After a good base paint job was applied it was time for the decals. I had acquired a set of Microscale decals for a CN RS-3 from one of my local hobby shops before I had even started the modifications to the shell. One of the draw backs with the green and gold paint scheme is that the decals are actually fairly complex, which created new opportunities to screw up this project. Parts such as the yellow on the ends of the hoods are actually 2 part decals the yellow conspicuity bar along the deck of the locomotive also comes in two pieces and stretches almost the entire length of the engine. These decals there for require careful alignment and in some cases a little paint touch up to make them look right. With a little patience and care this went fairly well but I did end up destroying one of the CNR heralds that where located on the ends of the hoods, and there was not an extra of the same design in the set (by the looks of it newer versions of these decals to have extra heralds). Lucky for me I had some of the Testors decal paper and was able to create a replacement herald using my trusty inkjet printer.
With the decals done the aesthetics of the locomotive where finished, only leaving the wiring to be completed. My original circuit was based on a continuous lighting circuit from an old Model Railroader, which utilized ni-cad batteries, however these days ni-cad batteries are getting harder to find and if I was going to redesign the circuit for different charging currents then I might as well design my own circuit from scratch.

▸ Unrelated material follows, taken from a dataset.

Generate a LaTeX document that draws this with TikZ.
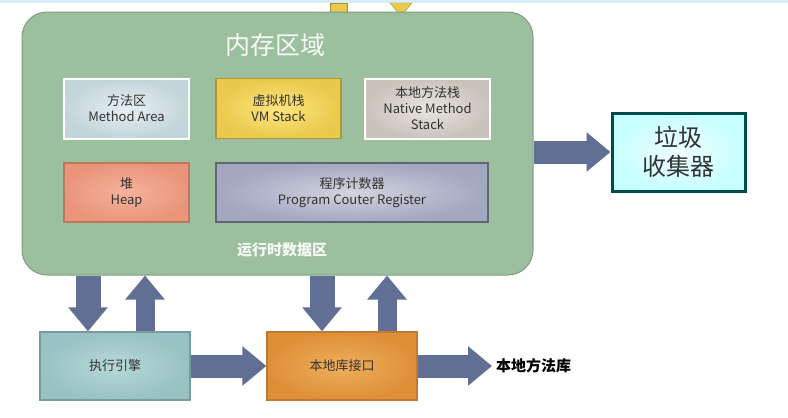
\documentclass[tikz,border=0pt]{standalone}
\usepackage{fontspec}
\setmainfont{Liberation Sans}
\newfontfamily\cjk{Noto Sans CJK SC}
\usetikzlibrary{arrows.meta,positioning}

\definecolor{memgreen}{HTML}{9CBF9E}
\definecolor{memedge}{HTML}{7F9C82}
\definecolor{arrowc}{HTML}{626F95}
\definecolor{topline}{HTML}{D6EEF8}
\definecolor{stubyel}{HTML}{E9CA4C}
\definecolor{areain}{HTML}{E6EFF1}
\definecolor{areaout}{HTML}{C3D5DA}
\definecolor{natin}{HTML}{E8E4DF}
\definecolor{natout}{HTML}{C9C3BC}
\definecolor{heapin}{HTML}{F4B39C}
\definecolor{heapout}{HTML}{EA957A}
\definecolor{pcin}{HTML}{D3D4DE}
\definecolor{pcout}{HTML}{A3A7C0}
\definecolor{ifin}{HTML}{EEAE5C}
\definecolor{ifout}{HTML}{DE9038}
\definecolor{engin}{HTML}{B6D8D8}
\definecolor{engout}{HTML}{98C2C3}

\begin{document}
\begin{tikzpicture}[x=1pt,y=-1pt,
  box/.style={draw, line width=1.2pt, minimum width=125pt, minimum height=60pt,
    align=center, text=black!80, font=\cjk\fontsize{13}{16}\selectfont},
  fat/.style={draw=arrowc, line width=#1, -{Triangle[width=38pt,length=24pt]}},
  fat/.default=23pt
]
  \useasboundingbox (0,0) rectangle (788,418);

  % screen edge and the cut-off shapes above
  \fill[topline] (0,0) rectangle (788,3);
  \filldraw[fill=stubyel, draw=stubyel!70!black] (330,3) rectangle (347,14);
  \filldraw[fill=stubyel, draw=stubyel!70!black] (390,3) -- (412,3) -- (401,16) -- cycle;

  % memory area
  \node[draw=memedge, fill=memgreen, line width=1pt, rounded corners=25pt,
        minimum width=511pt, minimum height=263pt] (memory) at (277.5,143.5) {};
  \node[text=white!92!memgreen, font=\cjk\fontsize{25}{29}\selectfont] (title) at (275,45) {内存区域};
  \node[text=white!92!memgreen, font=\cjk\bfseries\fontsize{15}{18}\selectfont] (runtime) at (282,250) {运行时数据区};

  % areas inside
  \node[box, draw=white!95!areain, line width=2pt, inner color=areain, outer color=areaout]
        (methodarea) at (126.5,108.5) {方法区\\Method Area};
  \node[box, draw=stubyel!75!black, inner color=yellow!60!orange!50, outer color=stubyel]
        (vmstack) at (278.5,108.5) {虚拟机栈\\VM Stack};
  \node[box, draw=white!95!natin, line width=2pt, inner color=natin, outer color=natout]
        (nativestack) at (427.5,108.5) {本地方法栈\\Native Method\\Stack};
  \node[box, minimum height=59pt, draw=heapout!80!black, inner color=heapin, outer color=heapout]
        (heap) at (126.5,192.5) {堆\\Heap};
  \node[box, minimum width=272pt, minimum height=59pt, draw=pcout!60!black,
        inner color=pcin, outer color=pcout]
        (pcreg) at (352,192.5) {程序计数器\\Program Couter Register};

  % outside
  \node[box, minimum width=133pt, minimum height=78pt, draw=teal!60!black, line width=3pt,
        inner color=cyan!6, outer color=cyan!22, font=\cjk\fontsize{24}{29}\selectfont]
        (gc) at (678.5,152) {垃圾\\收集器};
  \node[box, minimum width=150pt, minimum height=68pt, draw=engout!80!black,
        inner color=engin, outer color=engout] (engine) at (115,366) {执行引擎};
  \node[box, minimum width=150pt, minimum height=68pt, draw=ifout!85!black,
        inner color=ifin, outer color=ifout] (nativeif) at (342,366) {本地库接口};
  \node[anchor=west, inner xsep=4pt, font=\cjk\bfseries\fontsize{15}{18}\selectfont]
        (nativelib) at (492,366) {本地方法库};

  % fat arrows
  \draw[fat] (memory.east |- gc.west) -- (gc.west);
  \draw[fat=25pt] (memory.south -| 88,0) -- (engine.north -| 88,0);
  \draw[fat=19pt] (engine.north -| 145,0) -- (memory.south -| 145,0);
  \draw[fat=25pt] (memory.south -| 322,0) -- (nativeif.north -| 322,0);
  \draw[fat=19pt] (nativeif.north -| 387,0) -- (memory.south -| 387,0);
  \draw[fat] (engine.east) -- (nativeif.west);
  \draw[fat] (nativeif.east) -- (nativelib.west);

\end{tikzpicture}
\end{document}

I had some basic requirements. I wanted to power head lights, classification lights and number boards. The head lights and number boards would be LED and the class lights would be incandescent. I wanted the head lights to be directional, and the forward headlight to be bright when running forward and to automatically dim when stopped, but stay on. The marker lights could be turned on or off, and lastly the whole thing could be powered from a display stand when not being run on a layout. I also thought I would try using super capacitors instead of traditional batteries in this design. Most of this was fairly straight forward for me having some education in electronics but it was not without its challanges. This was another case where I realized just how small O-scale still is, despite it being twice the size of HO, when I had to make the circuit fit into the shell. The other thing I discovered was that the high capacity of the super capacitors and the high current draw they have when they first start charging make a 1/4 watt resistor VERY hot.
In the end I solved the problem with a 5 watt ceramic resistor to handle the relatively short period of high current draw, as well as adding some heat sinks to the voltage regulators to try and reduce any chance of over heating and potentially melting the locomotives shell. You may also see I used some diodes on the motor to create a voltage drop to insure that the headlight would come on before the locomotive began to move. Over all the electronics work as I expected and although unlike the batteries the super capacitors don’t keep the headlight lit for days without power, they are still more than enough to keep it and the number boards lit for tens of minutes after it is no longer receiving power.
With The electrical complete I could finally, after several years call this project complete. Not long after finishing I was able to test it out on the London Model Railroad Group‘s layout on a trip back to London.